### GOAL
Skip any picture you find and retype all the remaining lines exactly.

### RECORDED INFORMATION
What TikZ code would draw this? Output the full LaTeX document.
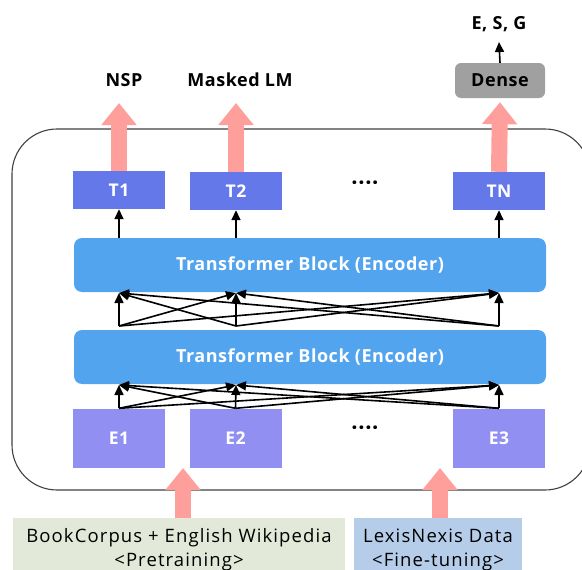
\documentclass[tikz,border=0pt]{standalone}
\usepackage{fontspec}
\setmainfont{Open Sans}[LetterSpace=3]
\newfontfamily\datafont{Open Sans}[LetterSpace=6]
\usetikzlibrary{arrows.meta}
\definecolor{tokcol}{HTML}{6478EA}
\definecolor{embcol}{HTML}{9190F2}
\definecolor{blkcol}{HTML}{53A4EE}
\definecolor{pinkcol}{HTML}{FF9F9B}
\definecolor{densecol}{HTML}{A0A0A0}
\definecolor{precol}{HTML}{E3E9D9}
\definecolor{finecol}{HTML}{B6CDE9}
\definecolor{framecol}{HTML}{404040}
\begin{document}
\begin{tikzpicture}[x=1pt,y=-1pt,
  tok/.style={fill=tokcol, text=white, font=\bfseries\fontsize{17.5}{20}\selectfont,
    minimum width=92pt, minimum height=38pt, inner sep=0pt},
  emb/.style={fill=embcol, text=white, font=\bfseries\fontsize{17.5}{20}\selectfont,
    minimum width=92pt, minimum height=59pt, inner sep=0pt},
  encblock/.style={fill=blkcol, text=white, rounded corners=8pt,
    font=\bfseries\fontsize{18}{20}\selectfont,
    minimum width=472pt, minimum height=54pt, inner sep=0pt},
  lbl/.style={font=\bfseries\fontsize{18}{20}\selectfont, inner sep=0pt},
  databox/.style={font=\datafont\fontsize{18.5}{24}\selectfont, align=center,
    minimum height=63pt, inner sep=0pt, anchor=north},
  fat/.style={draw=pinkcol, line width=16pt, -{Triangle[width=34pt,length=22pt]}},
  thin/.style={line width=1.6pt, -{Triangle[width=9pt,length=10pt]}},
]
\useasboundingbox (0,0) rectangle (582,570);

% outer frame of the model
\node[draw=framecol, line width=1.1pt, rounded corners=45pt,
  minimum width=578pt, minimum height=361pt] (frame) at (301,309.5) {};

% output tokens
\node[tok] (T1) at (119,190) {T1};
\node[tok] (T2) at (236,191) {T2};
\node[tok] (TN) at (499,191) {TN};
\node[lbl, font=\bfseries\fontsize{22}{22}\selectfont] (tdots) at (365,186) {····};

% encoder blocks
\node[encblock] (B1) at (310,265) {Transformer Block (Encoder)};
\node[encblock] (B2) at (310,357) {Transformer Block (Encoder)};

% input embeddings
\node[emb] (E1) at (119,438) {E1};
\node[emb] (E2) at (235.5,438) {E2};
\node[emb] (E3) at (499,438) {E3};
\node[lbl, font=\bfseries\fontsize{22}{22}\selectfont] (edots) at (365,431) {····};

% task heads
\node[lbl] (nsp) at (124,80) {NSP};
\node[lbl] (mlm) at (240,80) {Masked LM};
\node[fill=densecol, rounded corners=6pt, minimum width=90pt, minimum height=35pt,
  inner sep=0pt, font=\bfseries\fontsize{18}{20}\selectfont] (dense) at (500,80.5) {Dense};
\node[lbl] (esg) at (499,24) {E, S, G};

% data sources
\node[databox, fill=precol, minimum width=332pt] (pre) at (179,518)
  {BookCorpus + English Wikipedia\\<Pretraining>};
\node[databox, fill=finecol, minimum width=168pt] (fine) at (438,518)
  {LexisNexis Data\\<Fine-tuning>};

% thick pink arrows
\coordinate (nspend) at (119,103);
\coordinate (mlmend) at (236,103);
\draw[fat] (T1.north) -- (nspend);
\draw[fat] (T2.north) -- (mlmend);
\draw[fat] (TN.north) -- ([yshift=-4pt]dense.south);
\coordinate (prein) at (183,468);
\coordinate (finein) at (440,468);
\draw[fat] (pre.north -| prein) -- (prein);
\draw[fat] (fine.north -| finein) -- (finein);

% thin black arrows
\coordinate (esgfoot) at (499,42);
\draw[thin] (dense.north) -- (esgfoot);
\foreach \t in {T1,T2,TN}
  \draw[thin] (B1.north -| \t) -- (\t.south);

% fully connected links between layers
\foreach \s/\x in {1/119,2/236,3/499} {
  \coordinate (up\s) at (\x,326);
  \coordinate (ut\s) at (\x,293);
  \coordinate (lt\s) at (\x,385);
}
\foreach \a in {1,2,3}
  \foreach \b in {1,2,3} {
    \draw[thin] (up\a) -- (ut\b);
  }
\foreach \e in {E1,E2,E3}
  \foreach \t in {1,2,3} {
    \draw[thin] (\e.north) -- (lt\t);
  }
\end{tikzpicture}
\end{document}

### FINAL RESULT
What TikZ code would draw this? Output the full LaTeX document.
\documentclass[tikz,border=0pt]{standalone}
\usepackage{fontspec}
\setmainfont{Open Sans}[LetterSpace=3]
\newfontfamily\datafont{Open Sans}[LetterSpace=6]
\usetikzlibrary{arrows.meta}
\definecolor{tokcol}{HTML}{6478EA}
\definecolor{embcol}{HTML}{9190F2}
\definecolor{blkcol}{HTML}{53A4EE}
\definecolor{pinkcol}{HTML}{FF9F9B}
\definecolor{densecol}{HTML}{A0A0A0}
\definecolor{precol}{HTML}{E3E9D9}
\definecolor{finecol}{HTML}{B6CDE9}
\definecolor{framecol}{HTML}{404040}
\begin{document}
\begin{tikzpicture}[x=1pt,y=-1pt,
  tok/.style={fill=tokcol, text=white, font=\bfseries\fontsize{17.5}{20}\selectfont,
    minimum width=92pt, minimum height=38pt, inner sep=0pt},
  emb/.style={fill=embcol, text=white, font=\bfseries\fontsize{17.5}{20}\selectfont,
    minimum width=92pt, minimum height=59pt, inner sep=0pt},
  encblock/.style={fill=blkcol, text=white, rounded corners=8pt,
    font=\bfseries\fontsize{18}{20}\selectfont,
    minimum width=472pt, minimum height=54pt, inner sep=0pt},
  lbl/.style={font=\bfseries\fontsize{18}{20}\selectfont, inner sep=0pt},
  databox/.style={font=\datafont\fontsize{18.5}{24}\selectfont, align=center,
    minimum height=63pt, inner sep=0pt, anchor=north},
  fat/.style={draw=pinkcol, line width=16pt, -{Triangle[width=34pt,length=22pt]}},
  thin/.style={line width=1.6pt, -{Triangle[width=9pt,length=10pt]}},
]
\useasboundingbox (0,0) rectangle (582,570);

% outer frame of the model
\node[draw=framecol, line width=1.1pt, rounded corners=45pt,
  minimum width=578pt, minimum height=361pt] (frame) at (301,309.5) {};

% output tokens
\node[tok] (T1) at (119,190) {T1};
\node[tok] (T2) at (236,191) {T2};
\node[tok] (TN) at (499,191) {TN};
\node[lbl, font=\bfseries\fontsize{22}{22}\selectfont] (tdots) at (365,186) {····};

% encoder blocks
\node[encblock] (B1) at (310,265) {Transformer Block (Encoder)};
\node[encblock] (B2) at (310,357) {Transformer Block (Encoder)};

% input embeddings
\node[emb] (E1) at (119,438) {E1};
\node[emb] (E2) at (235.5,438) {E2};
\node[emb] (E3) at (499,438) {E3};
\node[lbl, font=\bfseries\fontsize{22}{22}\selectfont] (edots) at (365,431) {····};

% task heads
\node[lbl] (nsp) at (124,80) {NSP};
\node[lbl] (mlm) at (240,80) {Masked LM};
\node[fill=densecol, rounded corners=6pt, minimum width=90pt, minimum height=35pt,
  inner sep=0pt, font=\bfseries\fontsize{18}{20}\selectfont] (dense) at (500,80.5) {Dense};
\node[lbl] (esg) at (499,24) {E, S, G};

% data sources
\node[databox, fill=precol, minimum width=332pt] (pre) at (179,518)
  {BookCorpus + English Wikipedia\\<Pretraining>};
\node[databox, fill=finecol, minimum width=168pt] (fine) at (438,518)
  {LexisNexis Data\\<Fine-tuning>};

% thick pink arrows
\coordinate (nspend) at (119,103);
\coordinate (mlmend) at (236,103);
\draw[fat] (T1.north) -- (nspend);
\draw[fat] (T2.north) -- (mlmend);
\draw[fat] (TN.north) -- ([yshift=-4pt]dense.south);
\coordinate (prein) at (183,468);
\coordinate (finein) at (440,468);
\draw[fat] (pre.north -| prein) -- (prein);
\draw[fat] (fine.north -| finein) -- (finein);

% thin black arrows
\coordinate (esgfoot) at (499,42);
\draw[thin] (dense.north) -- (esgfoot);
\foreach \t in {T1,T2,TN}
  \draw[thin] (B1.north -| \t) -- (\t.south);

% fully connected links between layers
\foreach \s/\x in {1/119,2/236,3/499} {
  \coordinate (up\s) at (\x,326);
  \coordinate (ut\s) at (\x,293);
  \coordinate (lt\s) at (\x,385);
}
\foreach \a in {1,2,3}
  \foreach \b in {1,2,3} {
    \draw[thin] (up\a) -- (ut\b);
  }
\foreach \e in {E1,E2,E3}
  \foreach \t in {1,2,3} {
    \draw[thin] (\e.north) -- (lt\t);
  }
\end{tikzpicture}
\end{document}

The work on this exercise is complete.